Let people recommend themselves for Hong Kong’s Town Planning Board, government urged
Bauhinia Foundation Research Centre’s report also backs public-private deals to free up agricultural land for development, but says transparency needed
Residents should be able to recommend themselves for a seat on the Town Planning Board, to speed up and improve the planning of new towns, a think tank has proposed.
The Bauhinia Foundation Research Centre’s vice-chairman Lau Ming-wai also said partnering with developers to build on agricultural land was the most realistic option to boost housing supply. But he noted a more transparent process was needed to allay concerns over collusion.
The centre’s report, released on Thursday, was based on information gleaned from interviews with 24 professionals in disciplines including planning, engineering and surveying. The centre, founded by Hong Kong Monetary Authority chief executive Norman Chan Tak-lam, refused to disclose the names of those interviewed.
The report recommended the government introduce the self-recommendation scheme to “beef up” the efficiency of the Town Planning Board – a statutory body in charge of promoting community welfare and health in development, as well as handling rezoning applications. All members of the 35-strong board, which has 29 non-official members, are appointed by the chief executive.
Its workload has increased in recent years.

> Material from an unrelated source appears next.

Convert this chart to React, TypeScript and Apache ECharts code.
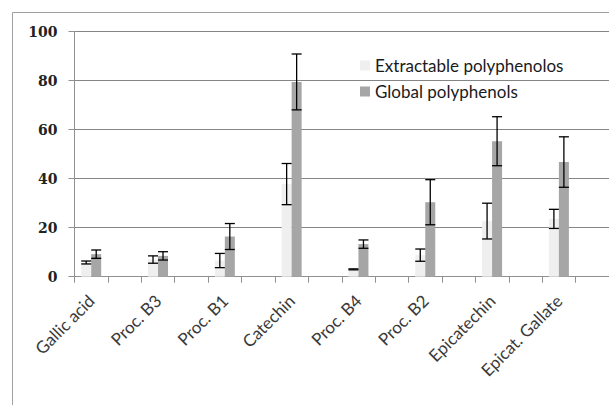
import React, { useEffect, useRef } from "react";
import * as echarts from "echarts";

const categories = [
  "Gallic acid",
  "Proc. B3",
  "Proc. B1",
  "Catechin",
  "Proc. B4",
  "Proc. B2",
  "Epicatechin",
  "Epicat. Gallate",
];
const extractable = [5.8, 7.0, 6.6, 37.8, 3.0, 8.8, 22.7, 23.6];
const extractableErr = [0.6, 1.5, 2.9, 8.4, 0.2, 2.5, 7.3, 3.9];
const globalVals = [9.2, 8.5, 16.4, 79.5, 13.3, 30.4, 55.3, 46.8];
const globalErr = [1.7, 1.7, 5.3, 11.4, 1.7, 9.2, 10.0, 10.3];
const yTicks = [0, 20, 40, 60, 80, 100];
const seriesNames = ["Extractable polyphenolos", "Global polyphenols"];

const LIGHT = "#efefef";
const DARK = "#a6a6a6";

// 16 slots: each compound followed by an empty spacer slot
const slots = categories.flatMap((c) => [c, ""]);
const toSlots = (arr: number[]) => arr.flatMap((v) => [v, null]);
const errData = (vals: number[], errs: number[]) =>
  vals.map((v, i) => [i * 2, v - errs[i], v + errs[i]]);

const makeErr = (offset: number) => (params: any, api: any) => {
  const x = api.value(0);
  const lo = api.coord([x, api.value(1)]);
  const hi = api.coord([x, api.value(2)]);
  const cx = lo[0] + offset;
  const style = { stroke: "#000", lineWidth: 1.3 };
  return {
    type: "group",
    children: [
      { type: "line", shape: { x1: cx, y1: hi[1], x2: cx, y2: lo[1] }, style },
      { type: "line", shape: { x1: cx - 5, y1: hi[1], x2: cx + 5, y2: hi[1] }, style },
      { type: "line", shape: { x1: cx - 5, y1: lo[1], x2: cx + 5, y2: lo[1] }, style },
    ],
  };
};

export default function App() {
  const ref = useRef<HTMLDivElement>(null);
  useEffect(() => {
    document.body.style.margin = "0";
    document.body.style.overflow = "hidden";
    const chart = echarts.init(ref.current!, null, { renderer: "svg" });
    chart.setOption({
      animation: false,
      backgroundColor: "#fff",
      graphic: [
        {
          type: "rect",
          shape: { x: 12.5, y: 12.5, width: 700, height: 500 },
          style: { fill: "none", stroke: "#a0a0a0", lineWidth: 1 },
          silent: true,
        },
      ],
      grid: { left: 74.5, right: -5, top: 31.7, bottom: 128.3, containLabel: false },
      legend: {
        orient: "vertical",
        left: 355,
        top: 52,
        itemWidth: 10,
        itemHeight: 10,
        itemGap: 9,
        icon: "rect",
        data: seriesNames,
        textStyle: { fontFamily: "Lato", fontSize: 17, color: "#1a1a1a", lineHeight: 17 },
      },
      xAxis: {
        type: "category",
        data: slots,
        axisLine: { lineStyle: { color: "#909090", width: 1 } },
        axisTick: { show: true, length: 6, lineStyle: { color: "#909090" }, interval: 0 },
        axisLabel: {
          interval: 0,
          rotate: 45,
          margin: 21,
          fontFamily: "Lato",
          fontSize: 17,
          color: "#3a3a3a",
        },
      },
      yAxis: {
        type: "value",
        min: 0,
        max: 100,
        interval: 20,
        axisLine: { show: true, lineStyle: { color: "#909090", width: 1 } },
        axisTick: { show: true, length: 6, lineStyle: { color: "#909090" } },
        splitLine: { lineStyle: { color: "#858585", width: 1 } },
        axisLabel: {
          margin: 17,
          fontFamily: "DejaVu Serif",
          fontWeight: "bold",
          fontSize: 14,
          color: "#222",
          formatter: (v: number) => (yTicks.includes(v) ? String(v) : ""),
        },
      },
      series: [
        {
          name: seriesNames[0],
          type: "bar",
          data: toSlots(extractable),
          barWidth: 10,
          barGap: "0%",
          itemStyle: { color: LIGHT },
        },
        {
          name: seriesNames[1],
          type: "bar",
          data: toSlots(globalVals),
          barWidth: 10,
          barGap: "0%",
          itemStyle: { color: DARK },
        },
        {
          type: "custom",
          renderItem: makeErr(-5),
          data: errData(extractable, extractableErr),
          z: 10,
          silent: true,
        },
        {
          type: "custom",
          renderItem: makeErr(5),
          data: errData(globalVals, globalErr),
          z: 10,
          silent: true,
        },
      ],
    });
    return () => chart.dispose();
  }, []);
  return <div ref={ref} style={{ width: 609, height: 405 }} />;
}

It received 18,700 opinions on town planning last year – more than double the 8,083 received in 2008, the think thank wrote.
“This arrangement will also encourage citizens to participate in the planning process, and strengthen the credibility of [the board],” it wrote.
Lau said that, under the plan, “at least those who are unknown to the chief executive or the government, who are passionate and capable, can apply”.
The government rolled out a similar scheme in June this year to attract young people to 10 of its advisory bodies. More than 1,500 people applied for 20 vacancies.
In the same report, the centre called for the government to tap 1,000 hectares of New Territories farmland owned by private developers.
It said an earlier survey indicated 41.5 per cent of Hongkongers were concerned by the possibility of collusion between officials and developers under the public-private partnership model. To allay concerns, the centre recommended increasing the deals’ transparency.
For instance, details of the partnership should be listed in land leases signed between the government and private developers, it said, adding that at least 60 per cent of the land should be designated for public housing.
A dedicated team under the government’s Policy Innovation and Coordination Office should also be set up to monitor the projects.
Lau, a developer who chairs Chinese Estates Holdings, noted that his company owned a small plot of farmland in the New Territories. “It is a legacy holding and not significant enough to be listed in our annual reports,” he said. “The development of such land does not form a part of our core business.”
Chan Kim-ching, who founded the Liber Research Community, questioned whether the report’s findings were scientific.
“It seems like they are helping the government push forward its ideas,” he said.
Chan said the government could build more public housing if it took land from developers by force, instead of partnering with them.
The government-appointed Task Force on Land Supply was set to end its public consultation on where best to find land next Wednesday. It was understood it would not make premature recommendations to Chief Executive Carrie Lam Cheng Yuet-ngor for delivery in her October policy address.